3D Printers … in Space?
NASA and space travel have been back in the news recently, thanks to the New Horizon spacecraft’s arrival at the edge of the solar system and its flyby of the celestial body Pluto. Other space agencies aren’t letting the publicity go to waste, either, and the European Space Agency (ESA) used the opportunity to discuss its own ambitious future plans for space exploration. In particular, the agency’s Director General, Professor Johann-Dietrich Woerner, unveiled plans for the creation of a series of 3D-printed buildings to be assembled on the dark side of the moon, leading to the creation of an inhabited moon village.
Obviously, this ambitious project would be quite challenging. It would first require the creation of an enormous 3D printer capable of creating the necessary structures and which could work in lunar conditions, and then transporting that machine to the far side of the moon, depositing it successfully so that it could begin work—all before a single person could inhabit the new base. Aside from the challenge of completing such a project, and the international bragging rights of being the first to put a base on the moon, why would the ESA invest the resources such a massive endeavor would require?
According to Woerner, the moon base plan was a reaction to NASA’s stated goal of creating a base on Mars. As far as the Director General is concerned, building structures on Mars and populating them is both something that is outside the reach of his agency, as well as a project that shouldn’t be undertaken without first testing the idea on a closer, more manageable celestial body. Additionally, building a station on the far side of the moon would create opportunities to install telescopes and other observational equipment that would have a unique vantage point from which to view the cosmos, possibly revealing new information that could lead to new scientific breakthroughs.[i]

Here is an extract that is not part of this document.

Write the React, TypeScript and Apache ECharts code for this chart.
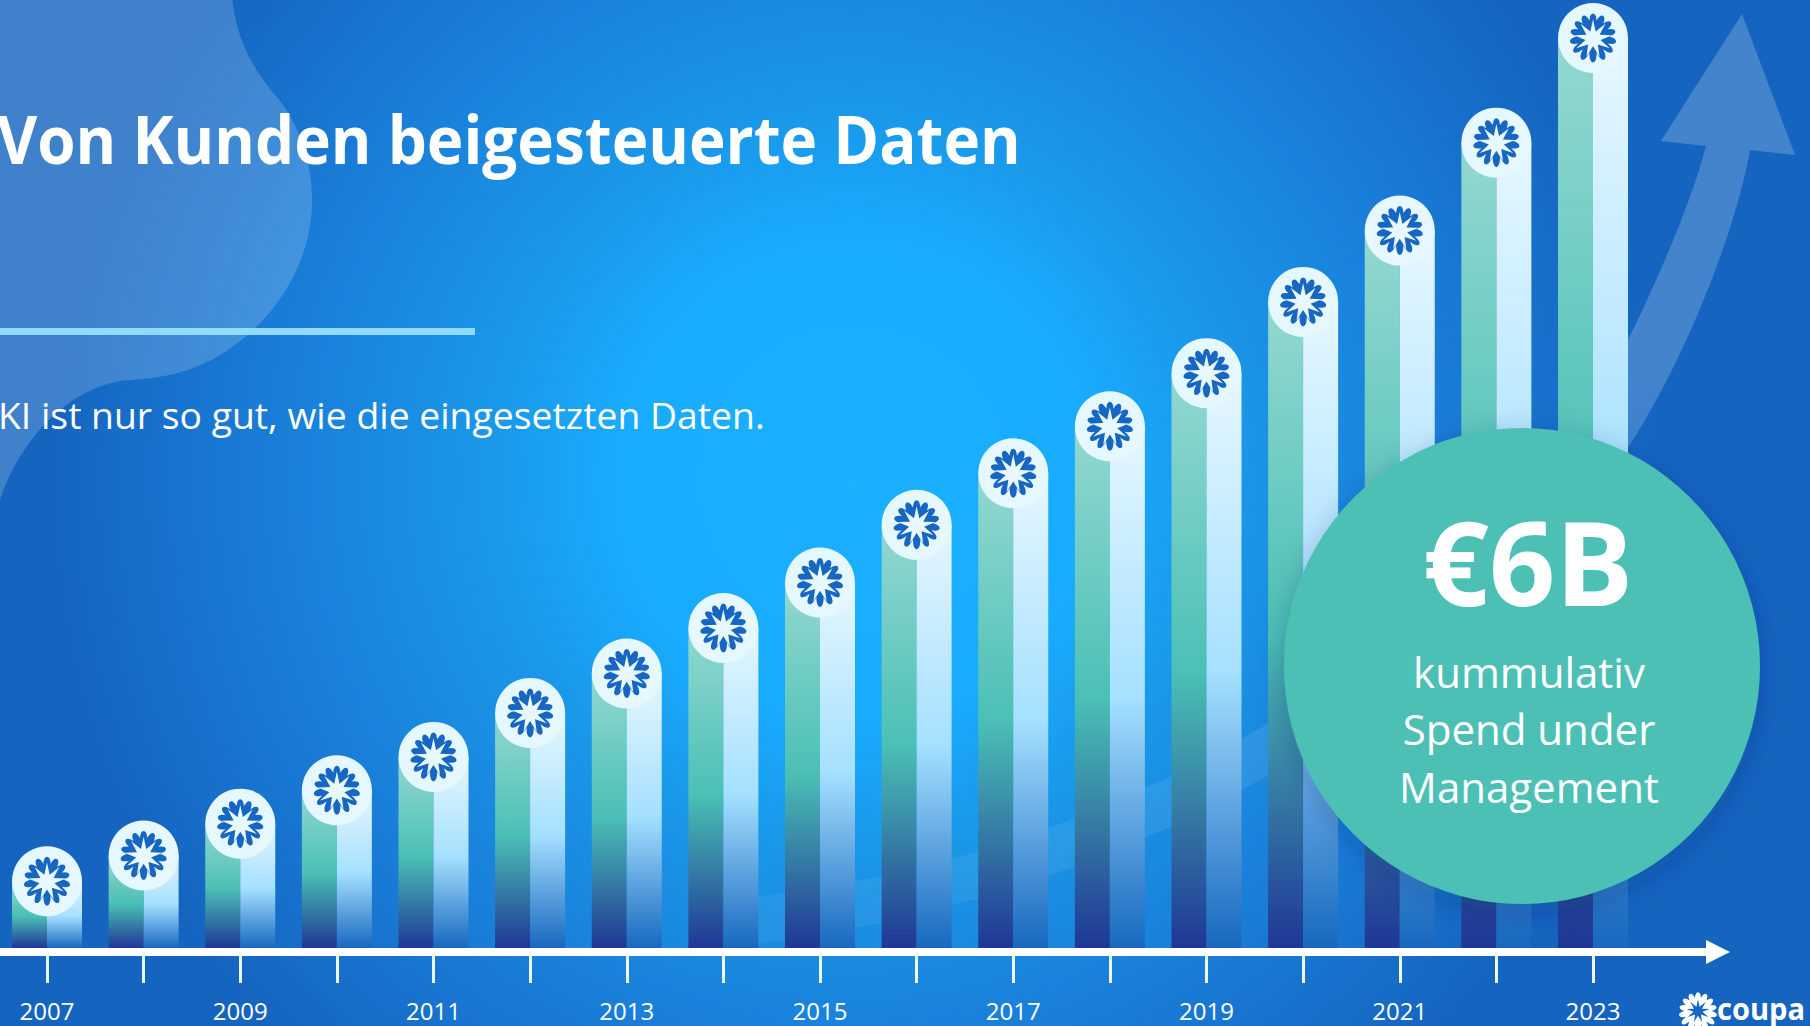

A Cosmic Challenge for 3D Printing
While a European space base on the moon is years or decades away, at the earliest, the fact that the project is being mentioned in public with such earnestness shows how seriously the ESA is taking the idea. Inhabited buildings on celestial bodies have long been a dream of scientists and science fiction writers alike, but only in the last decade or two have they become a serious possibility, thanks in part to advances in computer aided design and 3D modeling programs. It doesn’t take an expert to understand how complex an operation this project would be. That the ESA thinks it is feasible (not to mention that NASA has similar plans for building structures on Mars) shows the amount of faith that the engineers working at space programs across the world have in CAD and 3D printing.